Problem statement
Copy out each line of the material in which the word "this" appears.

## begin Exercise data

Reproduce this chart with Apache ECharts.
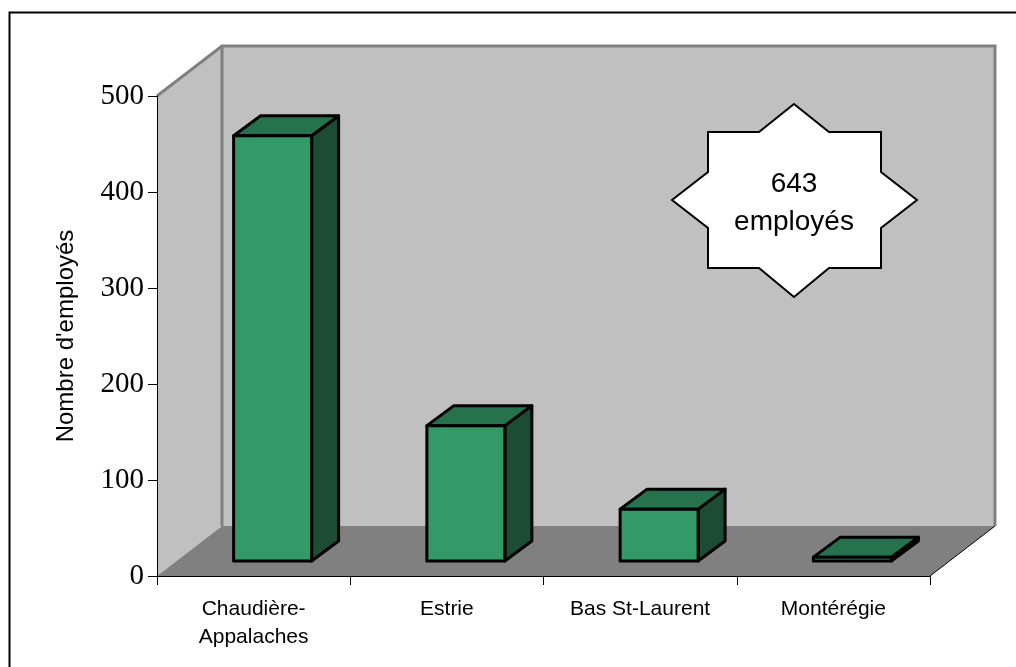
<!DOCTYPE html>
<html>
<head>
<meta charset="utf-8">
<title>Nombre d'employés par région</title>
<style>
html, body { margin: 0; padding: 0; background: #fff; }
#chart { width: 1016px; height: 667px; }
</style>
</head>
<body>
<div id="chart"></div>
<script src="https://cdn.jsdelivr.net/npm/echarts@6/dist/echarts.min.js"></script>
<script>
const regions = ['Chaudière-\nAppalaches', 'Estrie', 'Bas St-Laurent', 'Montérégie']
const employes = [443, 141, 54, 4]
const yTicks = [0, 100, 200, 300, 400, 500]
const totalLabel = '643\nemployés'

// décalage de la perspective (mur du fond / plancher)
const depthX = 65
const depthY = 50
const barWidth = 78

const chart = echarts.init(document.getElementById('chart'))

const wallItem = (params, api) => {
    const p0 = api.coord([0, 0])
    const grid = params.coordSys
    const left = grid.x
    const right = grid.x + grid.width
    const base = p0[1]
    const top = grid.y
    const backLeft = left + depthX
    const backRight = right + depthX
    const backTop = top - depthY
    const backBase = base - depthY
    return {
        type: 'group',
        children: [
            // mur gauche
            { type: 'polygon', shape: { points: [[left, base], [left, top], [backLeft, backTop], [backLeft, backBase]] }, style: { fill: '#c0c0c0' } },
            // mur du fond
            { type: 'polygon', shape: { points: [[backLeft, backTop], [backRight, backTop], [backRight, backBase], [backLeft, backBase]] }, style: { fill: '#c0c0c0' } },
            // contour gris des murs
            { type: 'polyline', shape: { points: [[left, top], [backLeft, backTop], [backRight, backTop], [backRight, backBase]] }, style: { fill: null, stroke: '#808080', lineWidth: 3 } },
            { type: 'line', shape: { x1: backLeft, y1: backTop, x2: backLeft, y2: backBase }, style: { stroke: '#808080', lineWidth: 3 } },
            // plancher
            { type: 'polygon', shape: { points: [[left, base], [backLeft, backBase], [backRight, backBase], [right, base]] }, style: { fill: '#808080' } },
            // bord droit du plancher
            { type: 'line', shape: { x1: right, y1: base, x2: backRight, y2: backBase }, style: { stroke: '#000', lineWidth: 1 } }
        ]
    }
}

const barItem = (params, api) => {
    const top = api.coord([api.value(0), api.value(1)])
    const base = api.coord([api.value(0), 0])
    // les barres sont posées au milieu du plancher
    const dx = 19
    const dy = 15
    const sx = 27
    const sy = 20
    const x0 = top[0] - barWidth / 2 + dx
    const x1 = x0 + barWidth
    const yTop = top[1] - dy
    const yBase = base[1] - dy
    const edge = { stroke: '#000', lineWidth: 3, lineJoin: 'round' }
    return {
        type: 'group',
        children: [
            { type: 'polygon', shape: { points: [[x1, yTop], [x1 + sx, yTop - sy], [x1 + sx, yBase - sy], [x1, yBase]] }, style: { fill: '#1c4c33', ...edge } },
            { type: 'polygon', shape: { points: [[x0, yTop], [x0 + sx, yTop - sy], [x1 + sx, yTop - sy], [x1, yTop]] }, style: { fill: '#26724c', ...edge } },
            { type: 'rect', shape: { x: x0, y: yTop, width: barWidth, height: yBase - yTop }, style: { fill: '#339966', ...edge } }
        ]
    }
}

const option = {
    animation: false,
    backgroundColor: '#fff',
    grid: { left: 157, top: 96, width: 773, height: 480 },
    xAxis: {
        type: 'category',
        z: 5,
        data: regions,
        axisLine: { lineStyle: { color: '#000', width: 1 } },
        axisTick: { show: true, interval: 0, alignWithLabel: false, length: 9, lineStyle: { color: '#000' } },
        axisLabel: {
            color: '#000',
            fontFamily: 'Liberation Sans',
            fontSize: 21,
            lineHeight: 28,
            margin: 19,
            interval: 0
        }
    },
    yAxis: {
        type: 'value',
        z: 5,
        min: yTicks[0],
        max: yTicks[yTicks.length - 1],
        interval: 100,
        name: "Nombre d'employés",
        nameLocation: 'middle',
        nameRotate: 90,
        nameGap: 79,
        nameTextStyle: { color: '#000', fontFamily: 'Liberation Sans', fontSize: 24 },
        splitLine: { show: false },
        axisLine: { show: true, lineStyle: { color: '#000', width: 1 } },
        axisTick: { show: true, length: 9, lineStyle: { color: '#000' } },
        axisLabel: { color: '#000', fontFamily: 'Liberation Serif', fontSize: 29, margin: 13, padding: [3, 0, 0, 0] }
    },
    series: [
        {
            type: 'custom',
            silent: true,
            z: 1,
            clip: false,
            data: [[0, 0]],
            renderItem: wallItem
        },
        {
            type: 'custom',
            z: 2,
            clip: false,
            data: regions.map((r, i) => [i, employes[i]]),
            encode: { x: 0, y: 1 },
            renderItem: barItem
        }
    ],
    graphic: [
        // cadre
        { type: 'polyline', shape: { points: [[9.5, 667], [9.5, 12.5], [1016, 12.5]] }, style: { stroke: '#000', fill: null, lineWidth: 2 }, z: 0 },
        // étoile
        {
            type: 'polygon',
            z: 10,
            shape: { points: [[794, 104], [829, 132], [881, 132], [881, 172], [917, 200], [881, 228], [881, 268], [829, 268], [794, 297], [759, 268], [708, 268], [708, 228], [672, 200], [708, 172], [708, 132], [759, 132]] },
            style: { fill: '#fff', stroke: '#000', lineWidth: 2 }
        },
        {
            type: 'text',
            z: 11,
            x: 794,
            y: 203,
            style: { text: totalLabel, fill: '#000', fontFamily: 'Liberation Sans', fontSize: 28, lineHeight: 38, align: 'center', verticalAlign: 'middle' }
        }
    ]
}

chart.setOption(option)
</script>
</body>
</html>
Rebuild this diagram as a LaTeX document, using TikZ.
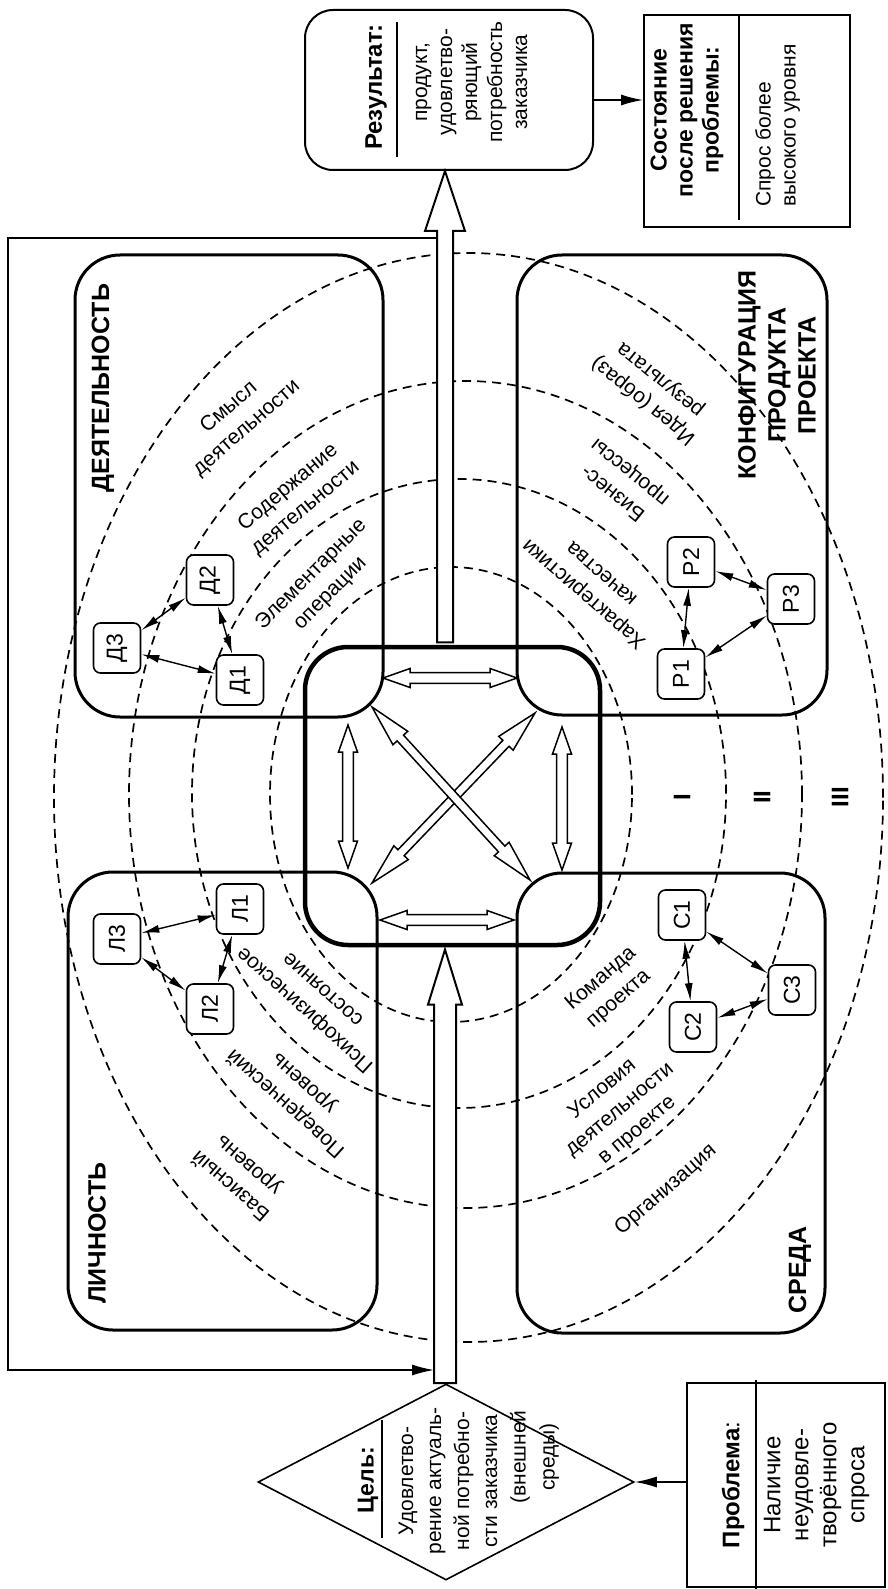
\documentclass[tikz,border=0pt]{standalone}
\usepackage{fontspec}
\setmainfont{Liberation Sans}
\usetikzlibrary{calc,arrows.meta,shapes.geometric}
\newcommand\fsz[2]{\fontsize{#1}{#2}\selectfont}
% single block arrow: [style]{tail}{tip}{shaft half}{head length}{head half}
\newcommand\blocksgl[6][blockarrow]{%
  \draw[#1] let \p1=(#2), \p2=(#3), \n1={atan2((\y2)-(\y1),(\x2)-(\x1))},
    \n2={\n1+90}, \n3={\n1-90}, \n4={\n1+180} in
   ($(\p1)+(\n2:#4pt)$) -- ($(\p2)+(\n4:#5pt)+(\n2:#4pt)$) -- ($(\p2)+(\n4:#5pt)+(\n2:#6pt)$) -- (\p2)
   -- ($(\p2)+(\n4:#5pt)+(\n3:#6pt)$) -- ($(\p2)+(\n4:#5pt)+(\n3:#4pt)$) -- ($(\p1)+(\n3:#4pt)$) -- cycle;}
% double block arrow
\newcommand\blockdbl[6][blockarrow]{%
  \draw[#1] let \p1=(#2), \p2=(#3), \n1={atan2((\y2)-(\y1),(\x2)-(\x1))},
    \n2={\n1+90}, \n3={\n1-90}, \n4={\n1+180} in
   (\p1) -- ($(\p1)+(\n1:#5pt)+(\n2:#6pt)$) -- ($(\p1)+(\n1:#5pt)+(\n2:#4pt)$)
   -- ($(\p2)+(\n4:#5pt)+(\n2:#4pt)$) -- ($(\p2)+(\n4:#5pt)+(\n2:#6pt)$)
   -- (\p2) -- ($(\p2)+(\n4:#5pt)+(\n3:#6pt)$) -- ($(\p2)+(\n4:#5pt)+(\n3:#4pt)$)
   -- ($(\p1)+(\n1:#5pt)+(\n3:#4pt)$) -- ($(\p1)+(\n1:#5pt)+(\n3:#6pt)$) -- cycle;}
\begin{document}
\begin{tikzpicture}[x=1pt,y=-1pt,
  qbox/.style={draw, line width=3pt, rounded corners=45pt, inner sep=0pt},
  ringline/.style={line width=1.7pt, dash pattern=on 9pt off 6pt},
  blockarrow/.style={draw, fill=white, line width=1.5pt, line join=miter},
  bigarrow/.style={draw, fill=white, line width=2pt, line join=miter},
  rlabel/.style={font=\fsz{21}{27}, align=center, inner sep=0pt},
  capslbl/.style={font=\fsz{25}{30}\bfseries, align=center, inner sep=0pt, rotate=90},
  titletxt/.style={font=\fsz{24}{28}\bfseries, align=center, inner sep=0pt, rotate=90},
  bodytxt/.style={font=\fsz{21}{25}, align=center, inner sep=0pt, rotate=90},
  smallbox/.style={draw, fill=white, line width=1.6pt, rounded corners=7pt, minimum width=50pt,
    minimum height=47pt, inner sep=0pt, rotate=90, font=\fsz{23}{23}},
  linkar/.style={line width=1.4pt, {Latex[length=18pt,width=8pt]}-{Latex[length=18pt,width=8pt]}},
  flowar/.style={line width=1.5pt, -{Latex[length=22pt,width=11pt]}},
  romnum/.style={font=\fsz{24}{24}\bfseries, inner sep=0pt, rotate=90}
]
\useasboundingbox (0,0) rectangle (887,1589);

% dashed rings
\draw[ringline] (451,794.5) ellipse [x radius=181pt, y radius=227.5pt];
\draw[ringline] (459,793.5) ellipse [x radius=267pt, y radius=314.5pt];
\draw[ringline] (465.5,794.5) ellipse [x radius=336.5pt, y radius=413.5pt];
\draw[ringline] (468.5,797.5) ellipse [x radius=414.5pt, y radius=544.5pt];

% quadrant boxes
\node[qbox, minimum width=308pt, minimum height=462pt] (act) at (229,486) {};
\node[qbox, minimum width=310pt, minimum height=460pt] (conf) at (672,485) {};
\node[qbox, minimum width=309pt, minimum height=458pt] (pers) at (222.5,1101) {};
\node[qbox, minimum width=308pt, minimum height=460pt] (env) at (671,1103) {};

% top / bottom boxes
\node[draw, line width=2pt, rounded corners=28pt, minimum width=288pt, minimum height=160pt] (res) at (449,90) {};
\node[draw, line width=2pt, minimum width=206pt, minimum height=212pt] (state) at (747,121) {};
\node[draw, line width=2pt, minimum width=198pt, minimum height=204pt] (prob) at (786,1485) {};
\node[draw, diamond, line width=1.6pt, minimum width=376pt, minimum height=196pt, inner sep=0pt, aspect=1.92] (goal) at (446,1482) {};

% feedback line
\coordinate (fbA) at (445,238);
\coordinate (fbB) at (8,238);
\coordinate (fbC) at (8,1370);
\coordinate (fbD) at (434,1370);
\draw[line width=1.5pt, -{Latex[length=22pt,width=11pt]}] (fbA) -- (fbB) -- (fbC) -- (fbD);

% centre square
\node[draw, line width=4.5pt, rounded corners=43pt, minimum width=295pt, minimum height=298pt] (core) at (452.5,796) {};

% big arrows
\coordinate (ax) at (445,0);
\blocksgl[bigarrow]{$(ax |- core.north)+(0,-2.3)$}{ax |- res.south}{8}{60}{20}
\blocksgl[bigarrow]{ax |- goal.north}{$(ax |- core.south)+(0,2.3)$}{11}{55}{17}

% arrows between the boxes
\coordinate (ry) at (0,100);
\draw[flowar] (res.east |- ry) -- (state.west |- ry);
\draw[flowar] (prob.west |- goal.east) -- (goal.east);

% centre block arrows
\coordinate (hT1) at (383,678); \coordinate (hT2) at (517,678);
\coordinate (hB1) at (380,920); \coordinate (hB2) at (514,920);
\coordinate (vL1) at (348,725); \coordinate (vL2) at (348,868);
\coordinate (vR1) at (562,727); \coordinate (vR2) at (562,870);
\coordinate (dA1) at (372,707); \coordinate (dA2) at (530,880);
\coordinate (dB1) at (535,713); \coordinate (dB2) at (372,883);
\blockdbl{hT1}{hT2}{5.3}{27}{9.5}
\blockdbl{hB1}{hB2}{5.3}{27}{9.5}
\blockdbl{vL1}{vL2}{5.3}{27}{9.5}
\blockdbl{vR1}{vR2}{5.3}{27}{9.5}
\blockdbl{dB1}{dB2}{4.3}{42}{10}
\blockdbl{dA1}{dA2}{4.3}{42}{10}

% small element boxes
\node[smallbox] (d1) at (240,680) {Д1};
\node[smallbox] (d2) at (210,580) {Д2};
\node[smallbox] (d3) at (117,648) {Д3};
\node[smallbox] (l1) at (240,909) {Л1};
\node[smallbox] (l2) at (210,1009) {Л2};
\node[smallbox] (l3) at (117,939) {Л3};
\node[smallbox] (p1) at (681,674) {Р1};
\node[smallbox] (p2) at (691,562) {Р2};
\node[smallbox] (p3) at (791,599) {Р3};
\node[smallbox] (c1) at (682,915) {С1};
\node[smallbox] (c2) at (693,1027) {С2};
\node[smallbox] (c3) at (792,990) {С3};
\draw[linkar] (d3) -- (d1); \draw[linkar] (d3) -- (d2); \draw[linkar] (d2) -- (d1);
\draw[linkar] (l3) -- (l1); \draw[linkar] (l3) -- (l2); \draw[linkar] (l1) -- (l2);
\draw[linkar] (p1) -- (p2); \draw[linkar] (p2) -- (p3); \draw[linkar] (p1) -- (p3);
\draw[linkar] (c1) -- (c2); \draw[linkar] (c1) -- (c3); \draw[linkar] (c2) -- (c3);

% quadrant titles
\node[capslbl] (tAct) at (103,388) {ДЕЯТЕЛЬНОСТЬ};
\node[capslbl] (tConf) at (777,375) {КОНФИГУРАЦИЯ\\ПРОДУКТА\\ПРОЕКТА};
\node[capslbl] (tPers) at (97,1233) {ЛИЧНОСТЬ};
\node[capslbl] (tEnv) at (800,1270) {СРЕДА};

% ring labels
\node[rlabel, rotate=41] at (238,418) {Смысл\\деятельности};
\node[rlabel, rotate=40] at (297,498) {Содержание\\деятельности};
\node[rlabel, rotate=45] at (321,584) {Элементарные\\операции};
\node[rlabel, rotate=141] at (652,390) {Идея (образ)\\результата};
\node[rlabel, rotate=141] at (622,482) {Бизнес-\\процессы};
\node[rlabel, rotate=139] at (592,585) {Характеристики\\качества};
\node[rlabel, rotate=138] at (313,1001) {Психофизическое\\состояние};
\node[rlabel, rotate=138] at (295,1093) {Поведенческий\\уровень};
\node[rlabel, rotate=139] at (240,1175) {Базисный\\уровень};
\node[rlabel, rotate=41] at (610,989) {Команда\\проекта};
\node[rlabel, rotate=40] at (620,1110) {Условия\\деятельности\\в проекте};
\node[rlabel, rotate=41] at (666,1190) {Организация};

% ring numbers
\node[romnum] at (682,797) {I};
\node[romnum] at (762,797) {II};
\node[romnum] at (840,797) {III};

% result box text
\node[titletxt] at (376,87) {Результат:};
\draw[line width=1.5pt] (397,22) -- (397,157);
\node[bodytxt] at (471.5,82) {продукт,\\удовлетво-\\ряющий\\потребность\\заказчика};

% state box text
\node[titletxt, font=\fsz{23}{26}\bfseries] at (687,110) {Состояние\\после решения\\проблемы:};
\draw[line width=1.5pt] (739,14) -- (739,220);
\node[bodytxt, align=left, anchor=west] at (777.5,207) {Спрос более\\высокого уровня};

% goal text
\node[titletxt, font=\fsz{23}{28}\bfseries] at (368,1480) {Цель:};
\draw[line width=1.5pt] (382,1420) -- (382,1538);
\node[bodytxt, font=\fsz{21}{28}] at (448,1481) {Удовлетво-\\рение актуаль-\\ной потребно-\\сти заказчика};
\node[bodytxt, font=\fsz{21}{29}] at (534.5,1457) {(внешней\\среды)};

% problem text
\node[titletxt] at (733,1485) {Проблема\textmd{:}};
\draw[line width=2pt] (756,1380) -- (756,1589);
\node[bodytxt, font=\fsz{24}{28}] at (816.5,1485) {Наличие\\неудовле-\\творённого\\спроса};
\end{tikzpicture}
\end{document}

## end Exercise data

Task result
Reproduce this chart with Apache ECharts.
Rebuild this diagram as a LaTeX document, using TikZ.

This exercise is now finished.